In altre parole, una volta ancora, è la vergogna prometeica che si manifesta. Quelle donne si sentivano «curate» solo quando erano portate a «rinnegare la loro precedente vita organica», cioè quando davano «l’impressione di essere fabbricate». Uno standard che Anders vedeva replicato in ogni aspetto del corpo: per i capelli, le gambe, per l’espressione del viso. «Perché oggi - conclude il filosofo tedesco non è il corpo svestito a essere considerato «nudo», bensì quello non lavorato, quel corpo che non contiene elementi di cose né indizi di una riduzione a cosa. E ci si vergogna di questo corpo «nudo» in senso nuovo, anche quand’è coperto, molto di più del corpo «nudo» in senso tradizionale, purché si sia riusciti a ridurlo a cosa in modo soddisfacente. Qualsiasi spiaggia, non solo qualsiasi spiaggia alla moda, lo dimostra».
Giudizi e concetti estremi. Ma questo era Günther Anders: un pensatore radicale, apocalittico, da tempi ultimi. Per tornare, più modestamente, al boom dei ritocchini tra i giovanissimi, forse anche in questo frangente è all'opera quel sentimento di vergogna prometeica che porta - perlopiù in maniera inconscia, irriflessa - a ritenere non all'altezza un corpo «non ritoccato» (non lavorato appunto), giudicato non abbastanza «performante»?
E se avesse ragione lui?
Ci muoviamo in un campo fluido, in tutti i sensi, difficile dare giudizi trancianti. Ma certo Anders fa pensare: e se avesse ragione lui? E se tutta questa antipatia per ciò che è «naturale» derivasse proprio da questa vergogna di essere nati? «Natura», tanto per dirne una, deriva dal latino natus, participio passato di nasci, nascere.
Una cosa però è certa.
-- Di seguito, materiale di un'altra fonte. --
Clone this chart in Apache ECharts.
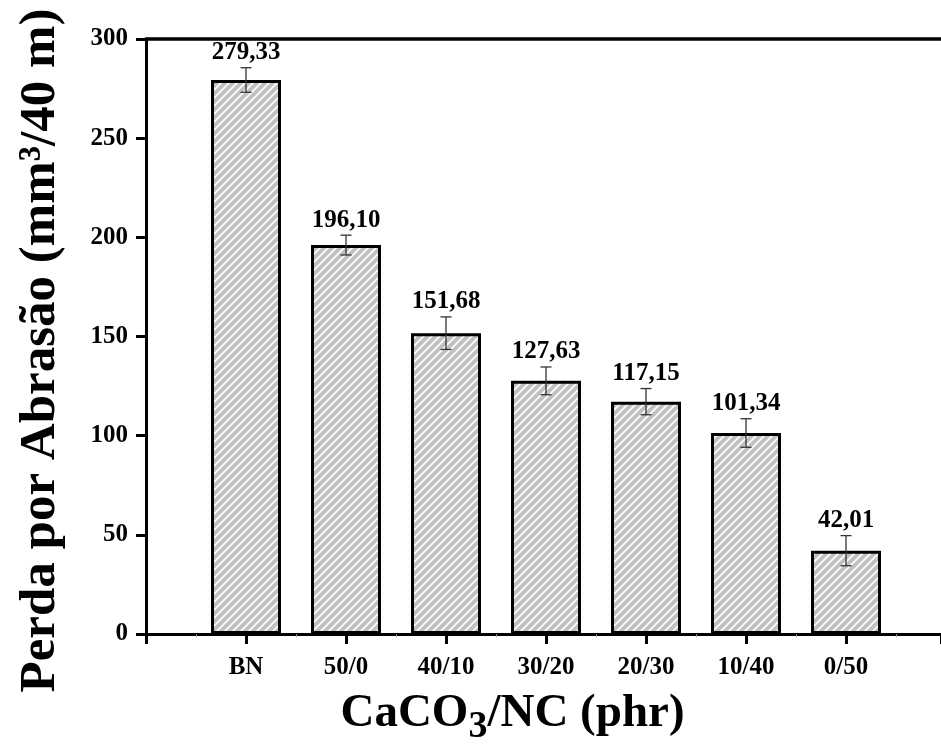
<!DOCTYPE html>
<html>
<head>
<meta charset="utf-8">
<script src="https://cdn.jsdelivr.net/npm/echarts@6/dist/echarts.min.js"></script>
<style>
html,body{margin:0;padding:0;background:#fff;}
#chart{width:941px;height:751px;}
</style>
</head>
<body>
<div id="chart"></div>
<script>
const categories = ['BN', '50/0', '40/10', '30/20', '20/30', '10/40', '0/50'];
const values = [279.33, 196.10, 151.68, 127.63, 117.15, 101.34, 42.01];
const errors = [6.2, 5.0, 8.2, 7.0, 6.6, 7.2, 7.6];
const valueLabels = ['279,33', '196,10', '151,68', '127,63', '117,15', '101,34', '42,01'];
const yMin = 0, yMax = 300, yStep = 50;

const FONT = '"Liberation Serif", "Times New Roman", serif';

// hatch pattern: light gray with white diagonal stripes
const P = 8;
const pat = document.createElement('canvas');
pat.width = P; pat.height = P;
const pc = pat.getContext('2d');
pc.fillStyle = '#c0c0c0';
pc.fillRect(0, 0, P, P);
pc.strokeStyle = '#ffffff';
pc.lineWidth = 1.7;
for (let k = 0; k <= 2; k++) {
  pc.beginPath();
  pc.moveTo(-1, P * k + 1);
  pc.lineTo(P * k + 1, -1);
  pc.stroke();
}

const barData = values.map((v, i) => [i + 1, v]);
const errData = values.map((v, i) => [i + 1, v, errors[i]]);

const chart = echarts.init(document.getElementById('chart'), null, {renderer: 'canvas'});
chart.setOption({
  backgroundColor: '#fff',
  animation: false,
  grid: {left: 146, right: 0, top: 39, bottom: 117},
  xAxis: [{
    type: 'value',
    min: 0, max: 7.95, interval: 1,
    position: 'bottom',
    axisLine: {show: true, onZero: false, lineStyle: {color: '#000', width: 3}},
    axisTick: {show: true, inside: false, length: 10, lineStyle: {color: '#000', width: 3}},
    minorTick: {show: true, splitNumber: 2, length: 3, lineStyle: {color: '#999', width: 1}},
    splitLine: {show: false},
    axisLabel: {
      margin: 21,
      showMaxLabel: false,
      fontFamily: FONT, fontWeight: 'bold', fontSize: 25, color: '#000',
      formatter: v => (v >= 1 && v <= categories.length && Number.isInteger(v)) ? categories[v - 1] : ''
    },
    name: '{a|CaCO}{s|3}{a|/NC (phr)}',
    nameLocation: 'middle',
    nameGap: 56,
    nameTextStyle: {
      padding: [0, 62, 0, 0],
      rich: {
        a: {fontFamily: FONT, fontWeight: 'bold', fontSize: 47, color: '#000', lineHeight: 50, verticalAlign: 'top'},
        s: {fontFamily: FONT, fontWeight: 'bold', fontSize: 38, color: '#000', lineHeight: 38, padding: [18, 0, 0, 0], verticalAlign: 'top'}
      }
    }
  }, {
    type: 'value',
    min: 0, max: 7.95, interval: 1,
    position: 'top',
    axisLine: {show: true, onZero: false, lineStyle: {color: '#000', width: 3.5}},
    axisTick: {show: false},
    axisLabel: {show: false},
    splitLine: {show: false}
  }],
  yAxis: {
    type: 'value',
    min: yMin, max: yMax, interval: yStep,
    axisLine: {show: true, lineStyle: {color: '#000', width: 3}},
    axisTick: {show: true, inside: false, length: 10, lineStyle: {color: '#000', width: 3}},
    splitLine: {show: false},
    axisLabel: {margin: 18, fontFamily: FONT, fontWeight: 'bold', fontSize: 25, color: '#000'},
    name: 'Perda por Abrasão (mm³/40 m)',
    nameLocation: 'middle',
    nameGap: 80,
    nameTextStyle: {fontFamily: FONT, fontWeight: 'bold', fontSize: 51, color: '#000', padding: [0, 28, 0, 0]}
  },
  series: [{
    type: 'bar',
    xAxisIndex: 0,
    data: barData,
    barWidth: 70,
    itemStyle: {
      color: {image: pat, repeat: 'repeat'},
      borderColor: '#000',
      borderWidth: 3
    },
    z: 2
  }, {
    type: 'custom',
    xAxisIndex: 0,
    data: errData,
    z: 5,
    renderItem: function (params, api) {
      const x = api.value(0), v = api.value(1), e = api.value(2);
      const top = api.coord([x, v + e]);
      const bot = api.coord([x, v - e]);
      const hw = 5.5;
      const st = {stroke: '#333', lineWidth: 1.3};
      return {
        type: 'group',
        children: [
          {type: 'line', shape: {x1: top[0], y1: top[1], x2: bot[0], y2: bot[1]}, style: st},
          {type: 'line', shape: {x1: top[0] - hw, y1: top[1], x2: top[0] + hw, y2: top[1]}, style: st},
          {type: 'line', shape: {x1: bot[0] - hw, y1: bot[1], x2: bot[0] + hw, y2: bot[1]}, style: st},
          {type: 'text', style: {
            text: valueLabels[params.dataIndex],
            x: top[0], y: top[1] - 15,
            align: 'center', verticalAlign: 'middle',
            font: 'bold 25px ' + FONT, fill: '#000'
          }}
        ]
      };
    }
  }]
});
</script>
</body>
</html>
Se ha ragione Anders, hanno torto i fustigatori dei costumi giovanili e della decadenza dei tempi. Perché ritoccandosi per avere il «look instagram» i ragazzi di oggi non fanno nulla di sostanzialmente diverso rispetto a quelli – i loro genitori o magari anche i loro nonni – che prima di loro si ritoccavano per coprire i segni dell’età avanzante. Se devo vergognarmi dell’età che ho – cioè del naturale degrado fisico di un organismo che nasce, vive e muore – perché non devo vergognarmi direttamente del fatto che sono un essere organico, deperibile, fatto di carne vulnerabile? E dunque «imperfetto»?
All'opera, oggi come ieri, è sempre la vergogna prometeica. Soltanto declinata secondo tappe progressive. Work in progress dunque. Ma non è - va detto - un buon progresso per l'uomo.